start Input records
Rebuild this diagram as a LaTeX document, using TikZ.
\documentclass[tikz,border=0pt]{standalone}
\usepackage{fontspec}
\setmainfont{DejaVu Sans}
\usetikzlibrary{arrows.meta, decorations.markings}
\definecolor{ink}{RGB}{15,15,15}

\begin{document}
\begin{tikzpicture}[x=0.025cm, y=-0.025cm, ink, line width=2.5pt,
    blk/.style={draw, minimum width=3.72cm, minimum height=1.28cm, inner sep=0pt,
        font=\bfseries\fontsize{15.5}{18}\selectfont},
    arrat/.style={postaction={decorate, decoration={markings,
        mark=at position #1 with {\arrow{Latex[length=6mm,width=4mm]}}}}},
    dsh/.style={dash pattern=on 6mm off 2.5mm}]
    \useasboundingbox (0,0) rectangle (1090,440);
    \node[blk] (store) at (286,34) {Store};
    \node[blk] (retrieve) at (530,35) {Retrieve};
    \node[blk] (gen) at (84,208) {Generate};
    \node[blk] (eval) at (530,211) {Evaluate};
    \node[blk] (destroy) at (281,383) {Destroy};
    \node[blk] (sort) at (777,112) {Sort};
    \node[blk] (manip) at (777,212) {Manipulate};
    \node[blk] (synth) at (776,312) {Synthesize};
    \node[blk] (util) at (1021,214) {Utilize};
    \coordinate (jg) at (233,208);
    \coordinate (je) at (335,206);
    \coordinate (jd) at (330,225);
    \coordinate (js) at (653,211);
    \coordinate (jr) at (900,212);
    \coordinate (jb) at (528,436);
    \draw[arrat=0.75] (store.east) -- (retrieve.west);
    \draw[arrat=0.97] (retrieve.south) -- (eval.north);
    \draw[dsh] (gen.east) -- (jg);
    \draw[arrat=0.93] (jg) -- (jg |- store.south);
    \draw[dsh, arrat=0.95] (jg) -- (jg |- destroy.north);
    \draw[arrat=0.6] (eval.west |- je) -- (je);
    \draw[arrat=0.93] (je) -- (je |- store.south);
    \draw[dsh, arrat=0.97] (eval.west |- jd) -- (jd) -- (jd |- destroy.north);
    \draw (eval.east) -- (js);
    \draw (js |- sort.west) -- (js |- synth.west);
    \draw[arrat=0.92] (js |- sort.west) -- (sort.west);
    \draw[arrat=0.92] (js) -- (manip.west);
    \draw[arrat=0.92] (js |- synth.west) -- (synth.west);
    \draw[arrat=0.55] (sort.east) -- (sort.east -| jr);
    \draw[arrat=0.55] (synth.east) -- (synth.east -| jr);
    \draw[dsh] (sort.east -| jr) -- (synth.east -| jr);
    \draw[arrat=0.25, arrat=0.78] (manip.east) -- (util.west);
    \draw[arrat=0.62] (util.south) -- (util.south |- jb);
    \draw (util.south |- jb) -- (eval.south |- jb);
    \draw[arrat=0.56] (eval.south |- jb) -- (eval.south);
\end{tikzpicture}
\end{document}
end Input records
start Input records
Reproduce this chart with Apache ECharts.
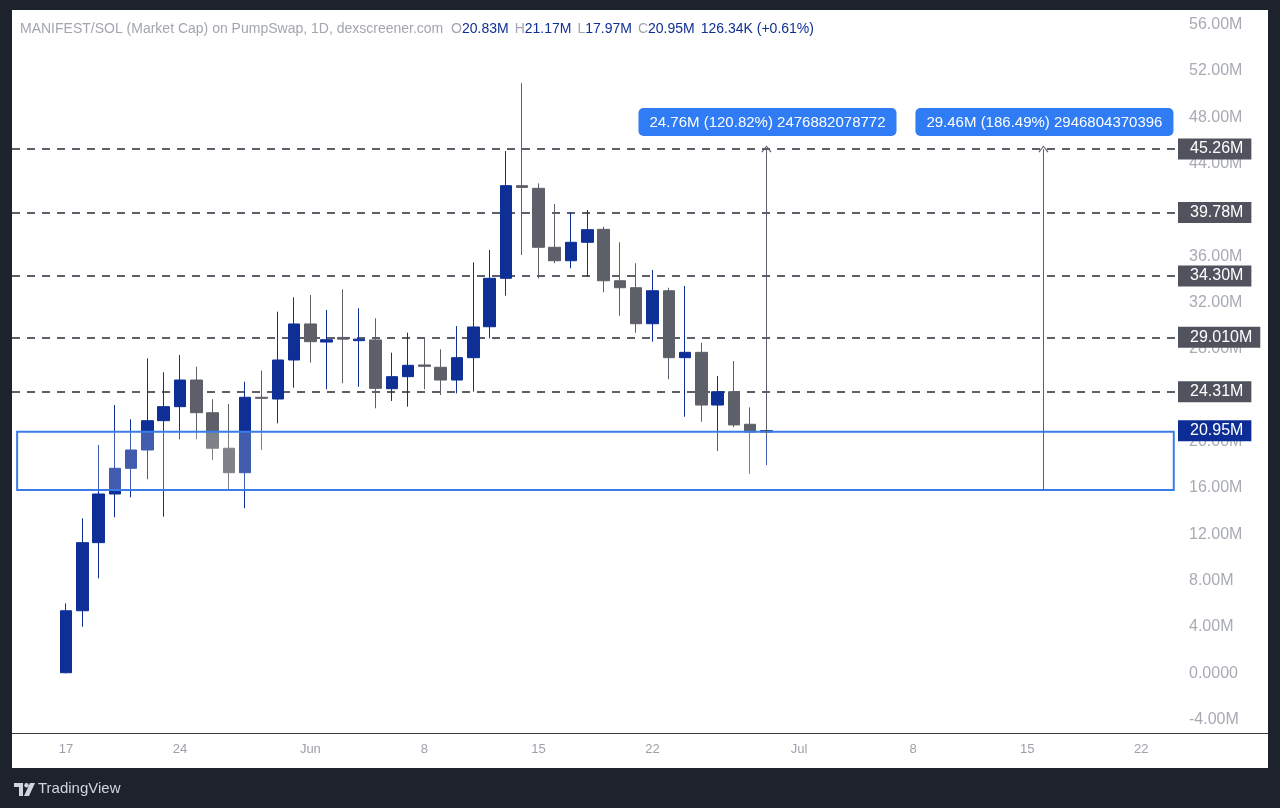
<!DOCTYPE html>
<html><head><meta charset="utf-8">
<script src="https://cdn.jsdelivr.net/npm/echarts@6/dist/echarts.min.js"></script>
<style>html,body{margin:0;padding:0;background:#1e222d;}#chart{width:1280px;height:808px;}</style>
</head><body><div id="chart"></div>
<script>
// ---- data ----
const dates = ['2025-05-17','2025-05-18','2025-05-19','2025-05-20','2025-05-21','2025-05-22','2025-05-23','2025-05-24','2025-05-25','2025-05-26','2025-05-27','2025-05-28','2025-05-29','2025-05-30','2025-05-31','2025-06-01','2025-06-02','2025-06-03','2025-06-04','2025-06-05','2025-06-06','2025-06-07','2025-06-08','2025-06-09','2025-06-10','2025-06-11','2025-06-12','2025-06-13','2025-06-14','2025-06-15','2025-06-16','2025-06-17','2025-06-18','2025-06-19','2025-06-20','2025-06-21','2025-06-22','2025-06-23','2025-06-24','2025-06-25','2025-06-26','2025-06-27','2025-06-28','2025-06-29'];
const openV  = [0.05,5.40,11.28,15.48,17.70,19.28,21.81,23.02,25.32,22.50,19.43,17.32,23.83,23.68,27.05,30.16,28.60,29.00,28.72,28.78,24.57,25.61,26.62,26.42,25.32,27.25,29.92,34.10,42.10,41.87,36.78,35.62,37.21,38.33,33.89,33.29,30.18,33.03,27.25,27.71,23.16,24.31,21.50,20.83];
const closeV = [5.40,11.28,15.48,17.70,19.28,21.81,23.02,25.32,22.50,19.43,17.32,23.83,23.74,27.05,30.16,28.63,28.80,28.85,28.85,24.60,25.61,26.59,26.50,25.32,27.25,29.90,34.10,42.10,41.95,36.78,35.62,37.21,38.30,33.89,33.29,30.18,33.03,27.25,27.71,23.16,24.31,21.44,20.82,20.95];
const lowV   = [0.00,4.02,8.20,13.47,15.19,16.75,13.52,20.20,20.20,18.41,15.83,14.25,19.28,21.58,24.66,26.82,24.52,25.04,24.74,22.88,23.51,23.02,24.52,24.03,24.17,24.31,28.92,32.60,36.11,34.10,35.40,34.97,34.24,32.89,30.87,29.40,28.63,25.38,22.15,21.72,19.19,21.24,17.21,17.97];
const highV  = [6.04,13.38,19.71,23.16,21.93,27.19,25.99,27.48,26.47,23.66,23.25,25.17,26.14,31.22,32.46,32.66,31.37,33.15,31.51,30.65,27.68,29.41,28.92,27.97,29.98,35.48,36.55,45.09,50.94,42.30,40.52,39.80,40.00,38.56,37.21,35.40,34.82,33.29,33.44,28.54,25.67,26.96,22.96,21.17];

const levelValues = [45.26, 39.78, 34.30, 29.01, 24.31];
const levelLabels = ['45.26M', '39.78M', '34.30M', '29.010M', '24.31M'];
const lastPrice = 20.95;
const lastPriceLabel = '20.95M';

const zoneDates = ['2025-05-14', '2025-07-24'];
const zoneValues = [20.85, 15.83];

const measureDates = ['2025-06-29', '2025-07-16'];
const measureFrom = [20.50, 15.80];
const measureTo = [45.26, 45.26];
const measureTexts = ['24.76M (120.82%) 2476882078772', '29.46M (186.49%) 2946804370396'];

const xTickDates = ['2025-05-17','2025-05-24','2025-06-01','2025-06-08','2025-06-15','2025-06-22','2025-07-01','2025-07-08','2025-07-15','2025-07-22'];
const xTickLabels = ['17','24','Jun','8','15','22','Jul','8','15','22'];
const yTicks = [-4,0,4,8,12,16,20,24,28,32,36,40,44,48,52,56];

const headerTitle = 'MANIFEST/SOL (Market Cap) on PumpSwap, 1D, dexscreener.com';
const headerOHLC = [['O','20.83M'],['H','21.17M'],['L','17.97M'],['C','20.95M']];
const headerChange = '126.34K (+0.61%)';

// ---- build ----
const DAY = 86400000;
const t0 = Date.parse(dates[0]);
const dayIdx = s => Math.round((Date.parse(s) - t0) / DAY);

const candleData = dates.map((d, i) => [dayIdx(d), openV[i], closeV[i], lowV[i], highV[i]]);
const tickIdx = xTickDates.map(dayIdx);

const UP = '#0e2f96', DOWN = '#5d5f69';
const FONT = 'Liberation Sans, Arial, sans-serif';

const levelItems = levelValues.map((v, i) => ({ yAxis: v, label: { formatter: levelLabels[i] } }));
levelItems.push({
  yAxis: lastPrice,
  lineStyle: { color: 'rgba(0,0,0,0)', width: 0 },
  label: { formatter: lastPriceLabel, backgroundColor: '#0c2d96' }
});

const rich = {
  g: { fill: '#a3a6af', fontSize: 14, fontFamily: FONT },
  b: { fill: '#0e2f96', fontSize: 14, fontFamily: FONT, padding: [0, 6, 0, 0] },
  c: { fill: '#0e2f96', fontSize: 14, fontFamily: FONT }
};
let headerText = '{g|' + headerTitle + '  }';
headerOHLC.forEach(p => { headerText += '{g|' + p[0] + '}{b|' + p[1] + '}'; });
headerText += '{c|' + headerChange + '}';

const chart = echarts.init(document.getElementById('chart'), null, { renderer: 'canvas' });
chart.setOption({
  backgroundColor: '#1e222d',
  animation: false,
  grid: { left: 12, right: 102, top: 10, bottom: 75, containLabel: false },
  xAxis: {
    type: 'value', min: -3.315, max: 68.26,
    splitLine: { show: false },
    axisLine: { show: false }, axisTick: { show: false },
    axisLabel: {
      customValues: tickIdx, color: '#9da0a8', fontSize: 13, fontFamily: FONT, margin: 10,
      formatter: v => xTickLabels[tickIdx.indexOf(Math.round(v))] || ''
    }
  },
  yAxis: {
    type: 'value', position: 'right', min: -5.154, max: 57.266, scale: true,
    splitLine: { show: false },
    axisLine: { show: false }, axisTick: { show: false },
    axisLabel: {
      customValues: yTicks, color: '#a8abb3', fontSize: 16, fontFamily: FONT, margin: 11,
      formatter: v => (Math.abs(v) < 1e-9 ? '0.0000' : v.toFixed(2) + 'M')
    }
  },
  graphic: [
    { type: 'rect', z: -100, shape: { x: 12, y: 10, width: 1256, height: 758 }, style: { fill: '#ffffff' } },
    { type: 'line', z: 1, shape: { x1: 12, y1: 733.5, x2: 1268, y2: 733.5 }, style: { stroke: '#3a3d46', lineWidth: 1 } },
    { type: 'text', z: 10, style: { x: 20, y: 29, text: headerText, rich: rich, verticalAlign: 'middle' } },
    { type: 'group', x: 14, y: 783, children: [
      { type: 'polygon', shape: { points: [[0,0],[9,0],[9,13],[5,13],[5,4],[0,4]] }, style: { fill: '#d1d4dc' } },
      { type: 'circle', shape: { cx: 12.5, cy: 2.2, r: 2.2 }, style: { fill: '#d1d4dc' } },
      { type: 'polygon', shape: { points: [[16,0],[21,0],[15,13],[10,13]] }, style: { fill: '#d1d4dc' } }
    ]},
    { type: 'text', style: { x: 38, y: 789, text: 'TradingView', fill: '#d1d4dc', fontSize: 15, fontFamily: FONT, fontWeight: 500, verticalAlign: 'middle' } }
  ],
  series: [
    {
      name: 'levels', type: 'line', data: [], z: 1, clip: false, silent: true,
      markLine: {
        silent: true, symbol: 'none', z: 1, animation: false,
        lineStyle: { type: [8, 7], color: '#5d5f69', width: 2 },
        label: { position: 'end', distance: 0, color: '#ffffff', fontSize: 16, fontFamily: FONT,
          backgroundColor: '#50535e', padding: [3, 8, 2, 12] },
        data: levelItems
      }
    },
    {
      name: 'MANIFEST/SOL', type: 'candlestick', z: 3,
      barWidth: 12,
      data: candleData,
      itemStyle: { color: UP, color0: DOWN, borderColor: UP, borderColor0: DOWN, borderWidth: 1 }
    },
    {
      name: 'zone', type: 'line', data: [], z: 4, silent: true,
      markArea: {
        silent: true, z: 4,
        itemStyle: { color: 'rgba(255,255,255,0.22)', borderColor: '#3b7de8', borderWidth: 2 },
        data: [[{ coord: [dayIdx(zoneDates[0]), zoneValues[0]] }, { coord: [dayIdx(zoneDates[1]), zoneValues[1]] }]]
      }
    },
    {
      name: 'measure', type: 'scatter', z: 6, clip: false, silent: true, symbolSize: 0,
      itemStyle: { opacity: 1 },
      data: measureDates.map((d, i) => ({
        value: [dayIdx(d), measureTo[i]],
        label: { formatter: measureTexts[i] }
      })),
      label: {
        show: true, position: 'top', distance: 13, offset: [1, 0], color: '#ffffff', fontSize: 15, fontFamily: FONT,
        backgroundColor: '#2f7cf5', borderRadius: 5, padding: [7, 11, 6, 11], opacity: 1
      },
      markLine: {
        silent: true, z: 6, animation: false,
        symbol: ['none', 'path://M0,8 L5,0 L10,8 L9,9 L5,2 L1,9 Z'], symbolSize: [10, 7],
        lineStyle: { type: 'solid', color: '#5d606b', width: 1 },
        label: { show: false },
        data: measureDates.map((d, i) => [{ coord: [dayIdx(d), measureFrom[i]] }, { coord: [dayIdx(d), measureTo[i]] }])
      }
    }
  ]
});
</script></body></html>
end Input records
start Input records
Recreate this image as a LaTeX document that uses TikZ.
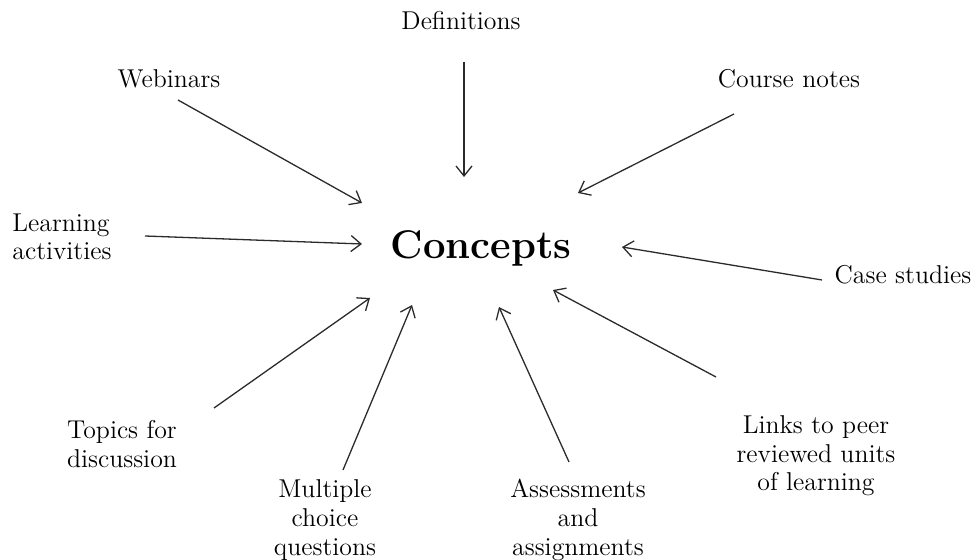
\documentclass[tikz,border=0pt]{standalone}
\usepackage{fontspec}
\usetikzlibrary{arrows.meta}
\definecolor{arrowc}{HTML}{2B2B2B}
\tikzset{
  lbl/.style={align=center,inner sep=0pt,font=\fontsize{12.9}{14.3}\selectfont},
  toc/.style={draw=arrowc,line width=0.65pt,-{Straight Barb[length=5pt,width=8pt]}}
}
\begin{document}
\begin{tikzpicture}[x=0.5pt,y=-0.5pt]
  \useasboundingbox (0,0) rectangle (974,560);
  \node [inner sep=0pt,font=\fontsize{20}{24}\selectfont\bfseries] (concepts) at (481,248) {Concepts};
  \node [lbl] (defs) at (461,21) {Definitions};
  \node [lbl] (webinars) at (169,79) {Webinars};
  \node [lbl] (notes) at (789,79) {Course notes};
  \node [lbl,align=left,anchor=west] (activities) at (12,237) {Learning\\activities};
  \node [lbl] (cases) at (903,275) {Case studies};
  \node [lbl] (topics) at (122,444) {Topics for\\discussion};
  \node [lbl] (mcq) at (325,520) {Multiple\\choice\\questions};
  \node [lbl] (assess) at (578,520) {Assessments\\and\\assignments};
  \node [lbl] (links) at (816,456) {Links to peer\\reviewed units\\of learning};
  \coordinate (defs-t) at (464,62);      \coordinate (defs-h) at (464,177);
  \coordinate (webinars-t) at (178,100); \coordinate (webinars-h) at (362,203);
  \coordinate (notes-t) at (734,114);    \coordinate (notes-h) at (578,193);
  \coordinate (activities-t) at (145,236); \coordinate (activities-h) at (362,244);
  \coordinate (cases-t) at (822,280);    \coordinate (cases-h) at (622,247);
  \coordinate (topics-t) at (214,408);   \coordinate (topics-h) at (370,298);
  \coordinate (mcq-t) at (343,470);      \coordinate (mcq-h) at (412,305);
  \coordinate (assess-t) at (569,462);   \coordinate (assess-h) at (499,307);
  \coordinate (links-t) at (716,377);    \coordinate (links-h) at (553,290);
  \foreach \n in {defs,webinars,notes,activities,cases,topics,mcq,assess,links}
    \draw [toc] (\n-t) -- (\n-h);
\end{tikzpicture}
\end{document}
end Input records
### Your instructions:
Of all the lines above, how many contain the word "this"? Give the number and nothing else.

### Result of the task:
3